Dubbed “Odoreader,” the GC system was developed by a team led by Chris Probert from the University of Liverpool’s Institute of Translational Medicine and Norman Ratcliffe from the University of the West of England in Bristol. The researchers tested the Odoreader on 155 men presenting to urology clinics, of which 58 were diagnosed with prostate cancer, 24 with bladder cancer and 73 with hematuria or weak urine stream without cancer.
For prostate cancer diagnosis, this GC equipped with an automated data analysis system classified samples with 95% sensitivity and 96% specificity, while for bladder cancer diagnosis, the system had 96% sensitivity and 100% specificity. It was concluded that the results of this pilot study “indicate that the GC system is able to successfully identify patterns that allow classification of urine samples from patients with urological cancers,” adding that “larger cohort studies are planned to investigate the potential of this system.”
Not surprisingly, these very promising results have prompted others to investigate analogous GC methods capable of elucidating the structures of key molecules in the mixture of VOCs associated with prostate cancer. Mangilal Agrawal at Indiana University, together with his postdoc, Amanda Siegel, are doing so by coupling the power of GC to separate molecules and the power of mass spectrometry to identify molecules. Then they plan to validate these biomarkers with canine studies much like the one discussed above. Once validated, they will use the biomarkers to develop a non-invasive ‘strip sensor’ or dipstick test that can be used at doctors’ offices to detect the presence of prostate-specific VOCs. They presented preliminary findings using this GC/MS technology at the 2017 National American Chemical Society Meeting in a 15-minute press release video session with Q&A that I watched with interest.
In conclusion, my hope is that these GC based methods, in combination with continued canine studies, will soon lead to much more accurate strip sensor tests to replace PSA testing. These more accurate tests will benefit millions of men around the world by avoiding unnecessary prostate biopsies, and reduce health care costs.

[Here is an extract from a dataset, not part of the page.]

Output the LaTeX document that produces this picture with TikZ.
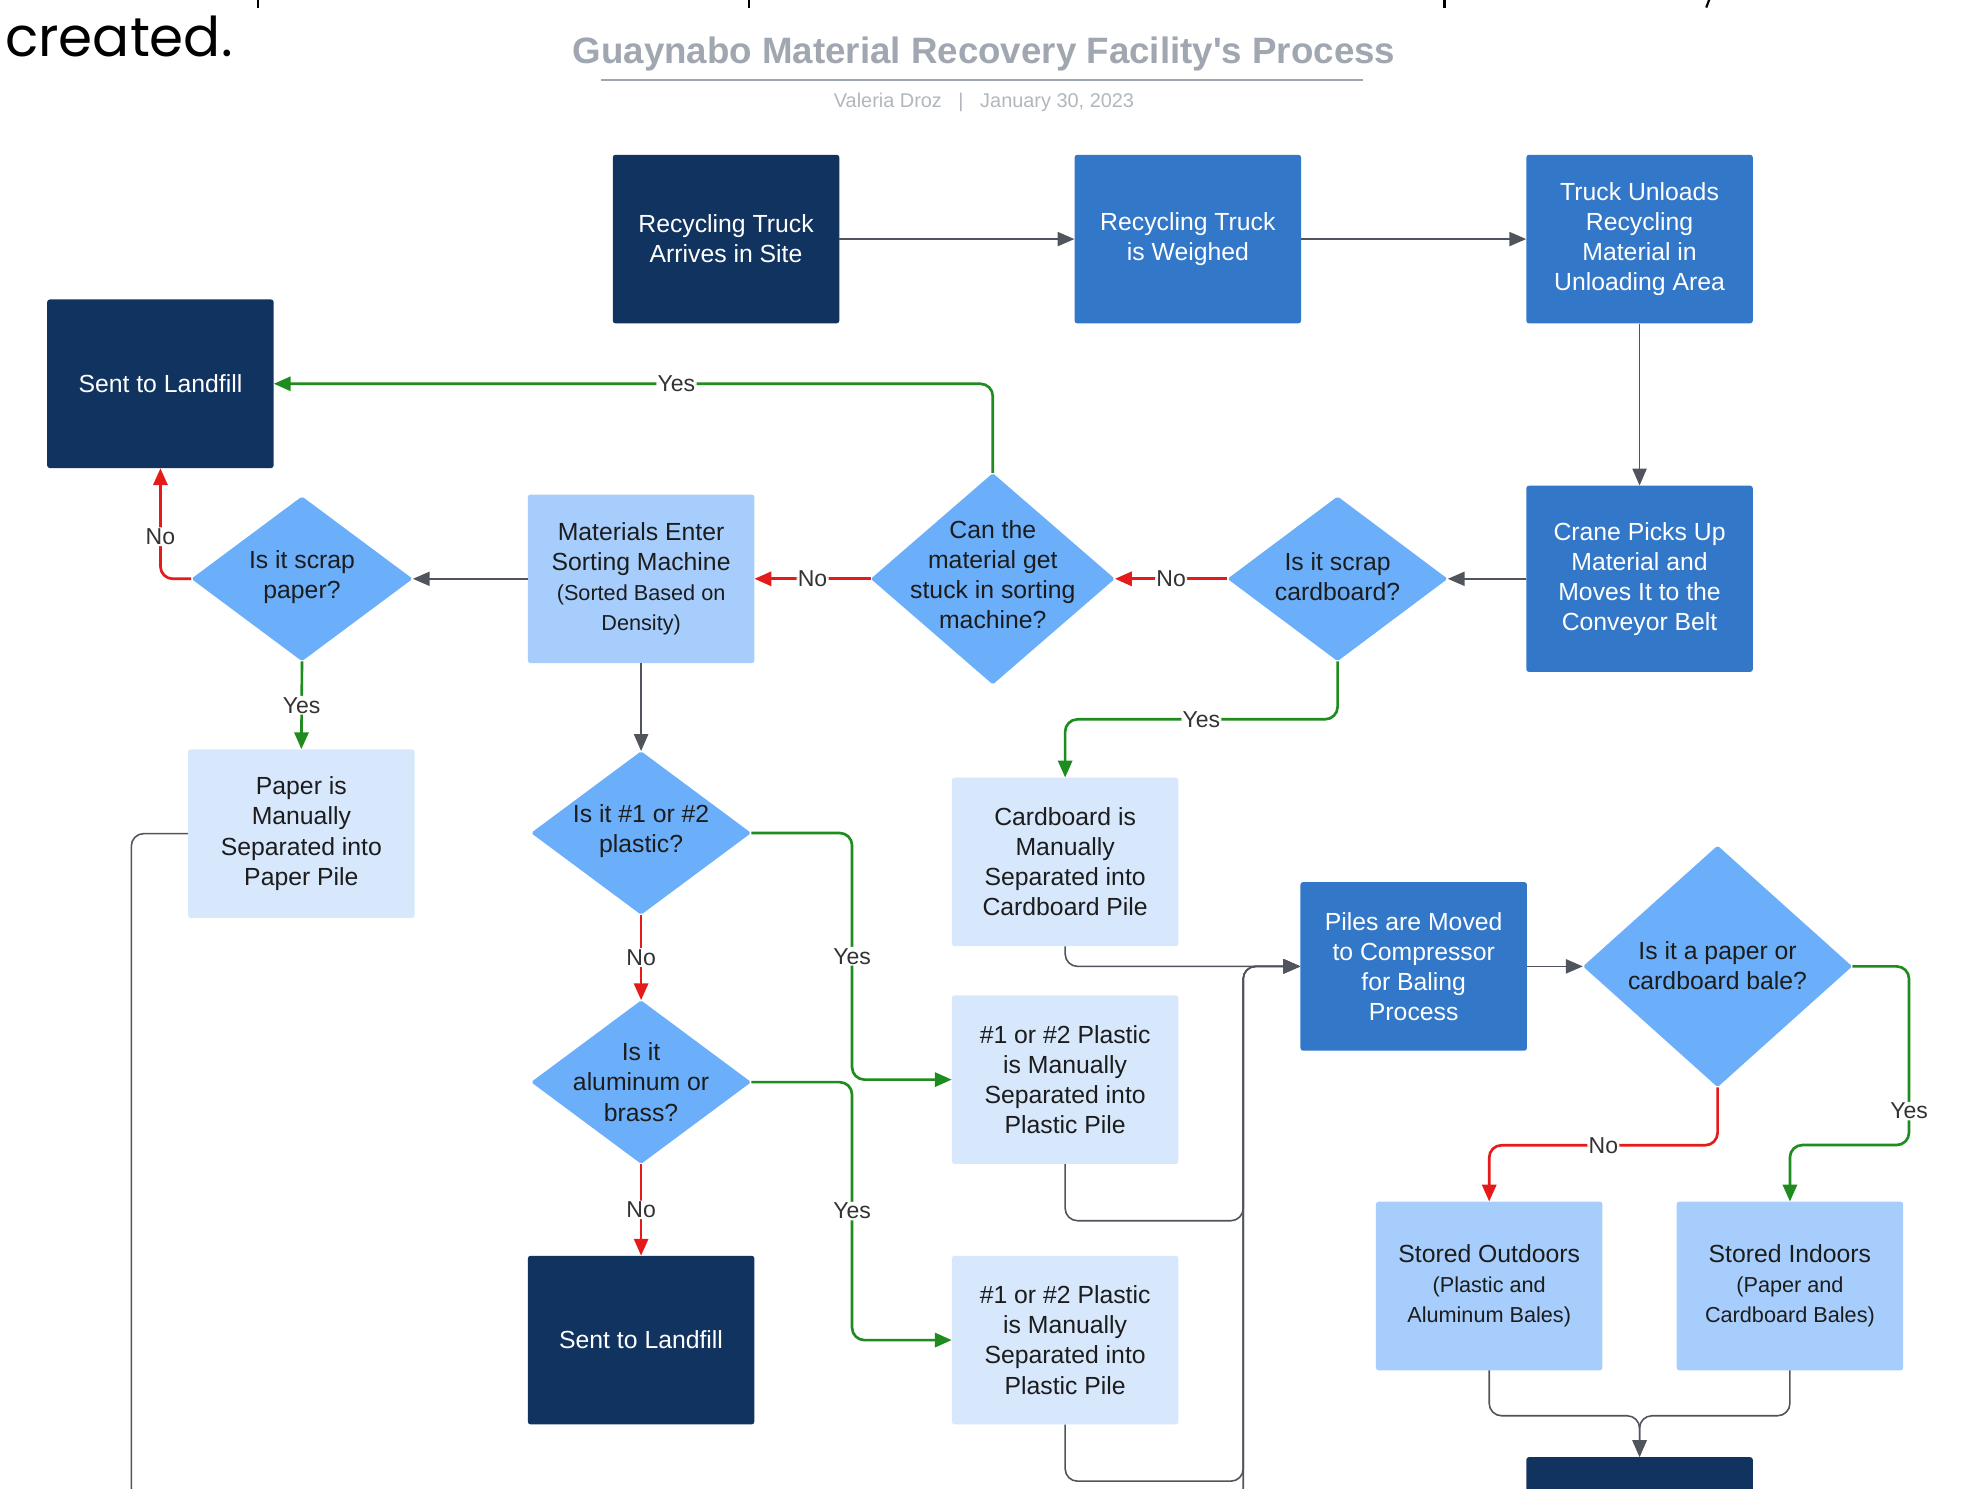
\documentclass[tikz,border=0pt]{standalone}
\usepackage{fontspec}
\setmainfont{Liberation Sans}
\newfontfamily\gothicfont{Poppins}
\usetikzlibrary{arrows.meta,shapes.geometric,calc}
\definecolor{cdark}{HTML}{11335F}
\definecolor{cmid}{HTML}{3277C8}
\definecolor{cdia}{HTML}{6BAFFA}
\definecolor{clight}{HTML}{A6CDFB}
\definecolor{cvlight}{HTML}{D7E8FD}
\definecolor{ctext}{HTML}{1C1C1C}
\definecolor{cgray}{HTML}{50555D}
\definecolor{cgreen}{HTML}{1E8C1E}
\definecolor{cred}{HTML}{E51B1B}
\definecolor{clabel}{HTML}{333333}
\definecolor{ctitle}{HTML}{A0A7B0}
\definecolor{csub}{HTML}{B2B7BE}
\newcommand\fmain{\fontsize{28}{34}\selectfont}
\newcommand\fsmall{\fontsize{24.5}{31}\selectfont}
\begin{document}
\begin{tikzpicture}[x=0.05cm,y=-0.05cm,
  box/.style={rectangle, rounded corners=3pt, minimum width=9cm, minimum height=6.7cm, align=center, inner sep=0pt, font=\fmain},
  darkbox/.style={box, fill=cdark, text=white},
  midbox/.style={box, fill=cmid, text=white},
  lightbox/.style={box, fill=clight, text=ctext},
  vlightbox/.style={box, fill=cvlight, text=ctext},
  dia/.style={diamond, fill=cdia, inner sep=0pt, rounded corners=2pt},
  diatext/.style={align=center, text=ctext, font=\fmain, inner sep=0pt},
  tip/.style={-{Triangle[length=19pt,width=16pt]}},
  gl/.style={draw=cgray, line width=1.8pt, tip, rounded corners=14pt},
  gr/.style={draw=cgreen, line width=3pt, tip, rounded corners=14pt},
  rd/.style={draw=cred, line width=3pt, tip, rounded corners=14pt},
  lbl/.style={fill=white, inner sep=1.5pt, font=\fontsize{26}{30}\selectfont, text=clabel},
]
\useasboundingbox (0,0) rectangle (1568,1183);
\clip (0,0) rectangle (1568,1183);
\fill[white] (0,0) rectangle (1568,1183);

% top fragments of previous text line
\foreach \xx in {205,595,1148} \draw[black, line width=2.5pt] (\xx,-2) -- (\xx,6);
\draw[black, line width=2.5pt] (1359,-2) -- (1356,6);

\node[anchor=base west, inner sep=0pt, font=\gothicfont\fontsize{62}{64}\selectfont] (created) at (4,45) {created.};

% title
\node[font=\bfseries\fontsize{41.5}{46}\selectfont, text=ctitle, inner sep=0pt] (title) at (782,43) {Guaynabo Material Recovery Facility\textquotesingle s Process};
\draw[ctitle, line width=2.6pt] (478,63.5) -- (1083,63.5);
\node[font=\fontsize{22.5}{26}\selectfont, text=csub, inner sep=0pt] (sub) at (782,81) {Valeria Droz\ \ \ |\ \ \ January 30, 2023};

% nodes
\node[darkbox] (A1) at (577,190) {Recycling Truck\\Arrives in Site};
\node[midbox] (A2) at (944,190) {Recycling Truck\\is Weighed};
\node[midbox] (A3) at (1303,190) {Truck Unloads\\Recycling\\Material in\\Unloading Area};
\node[midbox, minimum height=7.4cm] (A4) at (1303,460) {Crane Picks Up\\Material and\\Moves It to the\\Conveyor Belt};

\node[dia, minimum width=8.75cm, minimum height=6.55cm] (D5) at (1063,460) {};
\node[diatext] at ([yshift=2pt]D5.center) {Is it scrap\\cardboard?};
\node[dia, minimum width=9.7cm, minimum height=8.4cm] (D6) at (789,460) {};
\node[diatext] at ([yshift=5pt]D6.center) {Can the\\material get\\stuck in sorting\\machine?};

\node[darkbox] (L7) at (127.5,305) {Sent to Landfill};
\node[lightbox] (M8) at (509.5,460) {Materials Enter\\Sorting Machine\\{\fsmall (Sorted Based on}\\{\fsmall Density)}};
\node[dia, minimum width=8.8cm, minimum height=6.55cm] (D9) at (240,460) {};
\node[diatext] at ([yshift=2pt]D9.center) {Is it scrap\\paper?};
\node[vlightbox] (P10) at (239.5,662.5) {Paper is\\Manually\\Separated into\\Paper Pile};

\node[dia, minimum width=8.75cm, minimum height=6.5cm] (D11) at (509.5,662) {};
\node[diatext] at ([yshift=2pt]D11.center) {Is it \#1 or \#2\\plastic?};
\node[dia, minimum width=8.75cm, minimum height=6.5cm] (D12) at (509.5,860) {};
\node[diatext] at (D12.center) {Is it\\aluminum or\\brass?};
\node[darkbox] (L13) at (509.5,1065) {Sent to Landfill};

\node[vlightbox] (C14) at (846.5,685) {Cardboard is\\Manually\\Separated into\\Cardboard Pile};
\node[vlightbox] (P15) at (846.5,858) {\#1 or \#2 Plastic\\is Manually\\Separated into\\Plastic Pile};
\node[vlightbox] (P16) at (846.5,1065) {\#1 or \#2 Plastic\\is Manually\\Separated into\\Plastic Pile};

\node[midbox] (B17) at (1123.5,768) {Piles are Moved\\to Compressor\\for Baling\\Process};
\node[dia, minimum width=10.7cm, minimum height=9.6cm] (D18) at (1365,768) {};
\node[diatext] at ([yshift=1pt]D18.center) {Is it a paper or\\cardboard bale?};

\node[lightbox] (S19) at (1183.5,1022) {Stored Outdoors\\{\fsmall (Plastic and}\\{\fsmall Aluminum Bales)}};
\node[lightbox] (S20) at (1422.5,1022) {Stored Indoors\\{\fsmall (Paper and}\\{\fsmall Cardboard Bales)}};
\node[darkbox] (F21) at (1303,1225) {};

\coordinate (J) at (988,768);

% connectors
\draw[gl] (A1.east) -- (A2.west);
\draw[gl] (A2.east) -- (A3.west);
\draw[gl] (A3.south) -- (A4.north);
\draw[gl] (A4.west) -- (D5.east);
\draw[rd] (D5.west) -- node[lbl]{No} (D6.east);
\draw[rd] (D6.west) -- node[lbl]{No} (M8.east);
\draw[gr] (D6.north) |- node[lbl,pos=0.72]{Yes} (L7.east);
\draw[gl] (M8.west) -- (D9.east);
\draw[rd] (D9.west) -| node[lbl,pos=0.69]{No} (L7.south);
\draw[gr] (D9.south) -- node[lbl]{Yes} (P10.north);
\draw[gr] (D5.south) -- ++(0,46) -| node[lbl,pos=0.25]{Yes} (C14.north);
\draw[gl] (M8.south) -- (D11.north);
\draw[rd] (D11.south) -- node[lbl]{No} (D12.north);
\draw[gr] (D11.east) -- ++(80,0) |- node[lbl,pos=0.25]{Yes} (P15.west);
\draw[rd] (D12.south) -- node[lbl]{No} (L13.north);
\draw[gr] (D12.east) -- ++(80,0) |- node[lbl,pos=0.25]{Yes} (P16.west);

\draw[gl] (C14.south) |- (B17.west);
\draw[gl] (P15.south) -- ++(0,45) -| (J) -- (B17.west);
\draw[gl] (P16.south) -- ++(0,45) -| (J) -- (B17.west);
\draw[gl] (P10.west) -- ++(-45,0) -- ++(0,530) -| (J) -- (B17.west);

\draw[gl] (B17.east) -- (D18.west);
\draw[rd] (D18.south) -- ++(0,46) -| node[lbl,pos=0.25]{No} (S19.north);
\draw[gr] (D18.east) -- ++(45,0) -- node[lbl,pos=0.81]{Yes} ++(0,142) -| (S20.north);
\draw[gl] (S19.south) -- ++(0,36) -| (F21.north);
\draw[gl] (S20.south) -- ++(0,36) -| (F21.north);
\end{tikzpicture}
\end{document}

As usual, your comments are welcomed.
Aptamers (which I’ve blogged about previously and can be prepared from randomized oligonucleotide libraries from TriLink), are also being extensively investigated as potentially more specific prostate cancer detection tests than antibody-based immunoassays. One recent example reported by Deng et al. is depicted below. Basically, a three-layer core–shell nanostructure consisting of a silver core, a silica spacer, and a fluorescent dye RuBpy-doped outer silica layer was fabricated, and allows metal-enhanced fluorescence (MEF). A target-triggered MEF ‘turn-on’ strategy based on the optimized composite nanoparticles was successfully constructed for quantitative detection of prostate specific antigen (PSA), by using RuBpy as the energy donor and BHQ-2 as the acceptor. The hybridization of the complementary DNA of PSA-aptamer immobilized on the surface of the MEF nanoparticles with PSA-aptamer modified with BHQ-2, brought BHQ-2 in close proximity to RuBpy-doped silica shell and resulted in the decrease of fluorescence. In the presence of target PSA molecules, the BHQ-PSA aptamer is dissociated from the surface of the nanoparticles with the fluorescence switched on.